It is perhaps a good thing that Brandun Lee did not pursue a career as a soccer player and instead kept up his family tradition by becoming a professional boxer.

At six-years-old Brandun was already getting kicked out of a soccer match for being too aggressive!

“They were playing soccer and I was playing tackle football,” says the 20-year-old Californian who can’t help but laugh at it all.

He wanted to show the other youngsters he was faster than them and stronger than them. An early indicator that the competitive spark was already apparent in him.

“I remember one time I tripped a kid or something and the coach told me, ‘Brandun, don’t do that again’. And then I remember I pushed another kid and he said ‘Brandun, don’t do that again’. And I remember I tripped another kid and he took me out of the game!”

Fourteen years later and Lee, trained by his father and managed by Cameron Dunkin, is carving out a quiet reputation for himself as a super lightweight prospect who is one to watch after 17 successful tests. Fifteen haven’t heard the final bell and while the competition may not have been up to much at times there was something electric about the way he won his last fight, a second round knockout victory over Nicaraguan Milton Arauz. A quick one-two culminated with a right hand that turned the expression of Arauz into one that looked like it had gone much longer than the two rounds on the record.

“I was very happy with it,'' Lee says whose win came on a ShoBox: The New Generation telecast which was shown live on Showtime. It was Lee’s television debut, an impressive one too despite his eagerness to exchange wide open at times.

“I was definitely happy with the knockout. Of course there were some flaws in the two rounds that it went. This fight, we definitely fixed those flaws so they won’t happen again.”

The fight he now refers to takes place this Friday night on another ShoBox card, at the WinnaVegas Casino & Resort, Sloan, Iowa, against experienced Mexican Miguel Zamudio (44-15-1, 27 KOs), that’s forty-three fights more than Lee. Zamudio is clearly a step up having fought Javier Fortuna back in 2013 for the WBA Featherweight title. Fortuna got him out of there in one round and had already lost the title on the scales the day before. Zamudio has since mixed with the likes of Sharif Bogere, Will Tomlinson, Jamie Kavanagh and Jose Zepeda and has been fighting at 140lbs for two years.

“I need this [step-up],” says Lee.

“We’re definitely stepping up the competition. I can’t keep on fighting these people who aren’t that good and I can’t step up to the competition in the top ten just yet so we gotta take it one step at a time.”

“This is a long journey,” he added. “I could tell in my first ten fights, that really… my skill level wasn’t there. I was still adapting to the professional game, I was still learning and I’m going to continue to learn as my fights keep going. I think my last two or three fights is where I started to bring out about 20% of my talent. I still have a whole lot more that the world has not seen yet.
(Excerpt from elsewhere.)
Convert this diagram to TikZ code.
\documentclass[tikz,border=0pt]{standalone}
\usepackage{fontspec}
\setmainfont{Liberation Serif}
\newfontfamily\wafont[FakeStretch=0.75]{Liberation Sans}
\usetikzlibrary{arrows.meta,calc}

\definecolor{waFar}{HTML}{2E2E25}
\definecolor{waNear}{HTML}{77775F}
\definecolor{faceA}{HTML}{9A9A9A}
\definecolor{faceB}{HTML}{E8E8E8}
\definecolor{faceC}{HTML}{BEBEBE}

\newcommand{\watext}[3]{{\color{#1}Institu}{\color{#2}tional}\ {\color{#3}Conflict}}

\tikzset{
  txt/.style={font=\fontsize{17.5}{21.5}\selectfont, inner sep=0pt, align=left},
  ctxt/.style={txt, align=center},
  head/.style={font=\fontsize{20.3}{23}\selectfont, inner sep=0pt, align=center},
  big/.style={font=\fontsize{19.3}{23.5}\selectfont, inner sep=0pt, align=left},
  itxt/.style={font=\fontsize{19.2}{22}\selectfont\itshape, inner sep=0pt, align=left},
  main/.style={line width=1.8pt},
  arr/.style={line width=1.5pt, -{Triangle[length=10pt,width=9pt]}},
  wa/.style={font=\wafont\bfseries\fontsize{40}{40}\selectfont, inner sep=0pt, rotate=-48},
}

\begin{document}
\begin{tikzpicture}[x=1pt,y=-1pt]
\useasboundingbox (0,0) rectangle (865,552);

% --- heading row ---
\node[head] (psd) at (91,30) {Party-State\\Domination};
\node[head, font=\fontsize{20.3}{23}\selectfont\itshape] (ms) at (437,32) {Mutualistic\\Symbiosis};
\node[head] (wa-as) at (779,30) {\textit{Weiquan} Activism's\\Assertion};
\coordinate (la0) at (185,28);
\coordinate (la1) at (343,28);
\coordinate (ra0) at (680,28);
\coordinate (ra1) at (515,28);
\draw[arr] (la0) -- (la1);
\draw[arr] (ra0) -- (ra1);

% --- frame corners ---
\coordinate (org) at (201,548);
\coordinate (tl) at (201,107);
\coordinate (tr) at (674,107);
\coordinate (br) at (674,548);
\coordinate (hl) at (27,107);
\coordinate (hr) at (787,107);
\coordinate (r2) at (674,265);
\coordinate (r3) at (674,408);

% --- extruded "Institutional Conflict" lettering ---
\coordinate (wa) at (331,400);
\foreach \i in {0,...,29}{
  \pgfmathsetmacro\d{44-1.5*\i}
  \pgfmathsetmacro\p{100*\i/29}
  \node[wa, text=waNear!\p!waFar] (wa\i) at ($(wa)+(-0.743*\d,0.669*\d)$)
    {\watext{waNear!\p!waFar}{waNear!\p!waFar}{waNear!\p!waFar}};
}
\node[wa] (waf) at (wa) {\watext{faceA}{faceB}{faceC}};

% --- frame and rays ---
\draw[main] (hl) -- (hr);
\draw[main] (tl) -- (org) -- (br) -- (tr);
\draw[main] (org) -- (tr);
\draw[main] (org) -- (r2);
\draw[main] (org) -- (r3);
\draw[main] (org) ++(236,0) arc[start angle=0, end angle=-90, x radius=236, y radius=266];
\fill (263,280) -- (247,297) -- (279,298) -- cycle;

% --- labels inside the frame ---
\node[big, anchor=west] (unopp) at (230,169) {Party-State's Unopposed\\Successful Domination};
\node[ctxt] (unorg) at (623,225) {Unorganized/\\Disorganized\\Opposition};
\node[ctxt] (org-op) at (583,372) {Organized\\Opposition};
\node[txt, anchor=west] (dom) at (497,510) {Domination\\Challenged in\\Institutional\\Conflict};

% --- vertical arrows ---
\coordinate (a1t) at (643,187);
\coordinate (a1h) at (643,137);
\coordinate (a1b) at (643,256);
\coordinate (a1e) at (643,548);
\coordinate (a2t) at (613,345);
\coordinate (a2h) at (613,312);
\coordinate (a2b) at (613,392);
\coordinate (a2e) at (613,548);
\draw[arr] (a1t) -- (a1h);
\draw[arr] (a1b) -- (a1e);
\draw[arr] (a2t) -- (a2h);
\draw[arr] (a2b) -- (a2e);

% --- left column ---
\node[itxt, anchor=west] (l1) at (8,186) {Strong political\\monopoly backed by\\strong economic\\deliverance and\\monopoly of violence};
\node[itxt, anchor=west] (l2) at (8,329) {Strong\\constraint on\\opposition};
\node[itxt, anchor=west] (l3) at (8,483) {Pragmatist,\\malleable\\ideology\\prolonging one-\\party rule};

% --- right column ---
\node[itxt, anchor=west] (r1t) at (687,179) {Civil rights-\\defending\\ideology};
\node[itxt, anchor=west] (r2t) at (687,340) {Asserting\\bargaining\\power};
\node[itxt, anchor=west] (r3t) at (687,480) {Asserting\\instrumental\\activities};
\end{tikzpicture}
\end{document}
Hopefully, one of these days, I can get a fighter in there who will bring that out of me and as I get on TV more and more the world will see more and more.”

Lee may only be 20 but the 17 fights he has racked up have come in just under three years since his pro debut as a 17-year-old. Throw in the 195 fights he had as an amateur and by the time the big tests come around he will be well schooled on styles, experience, stamina and rounds boxed.

Outside of boxing Lee, who is something of a food obsessive, is taking classes in criminal justice class and intro to ethics amongst others. Studying and a future career is a plan b that has been in his thoughts since he was 18. Boxing comes first but his studies will take him to one more semester at a community college before transferring to San Bernardino college afterwards. Lee thinks about the consequences of boxing. He’s seen the fighters who retire and end up broke and he knows of the lives lost in the sport, particularly last year. The number of fatalities forced his father to work on Lee’s defensive skills even more than normal. Lee may only be 20 but he’s growing up fast and is a far cry from the teenager who a couple of years ago said, “When I fight its play time” during a YouTube interview with EsNews.

“I was really young but my mentality has changed tremendously,” Lee says looking back on that quote. “I look back at the things I used to say and laugh at it. I think I have taken boxing more seriously because it’s not something to play with. It’s unfortunate with all the deaths that happened in 2019 because of boxing… it’s not something you can play with but I go in there and relax and if I can knock him out I can knock him out.”

At just 11-years-old Lee was described as a boxing prodigy by RING magazine after he had won three National Junior Golden Glove championships. Lee was extremely grateful for the compliment at the time but he wants to be known as a champion, or a title holder of a fringe belt that will see him move on to the steep ascent that awaits him inside the top ten at 140lbs.

“Slowly but surely everything will pay off.”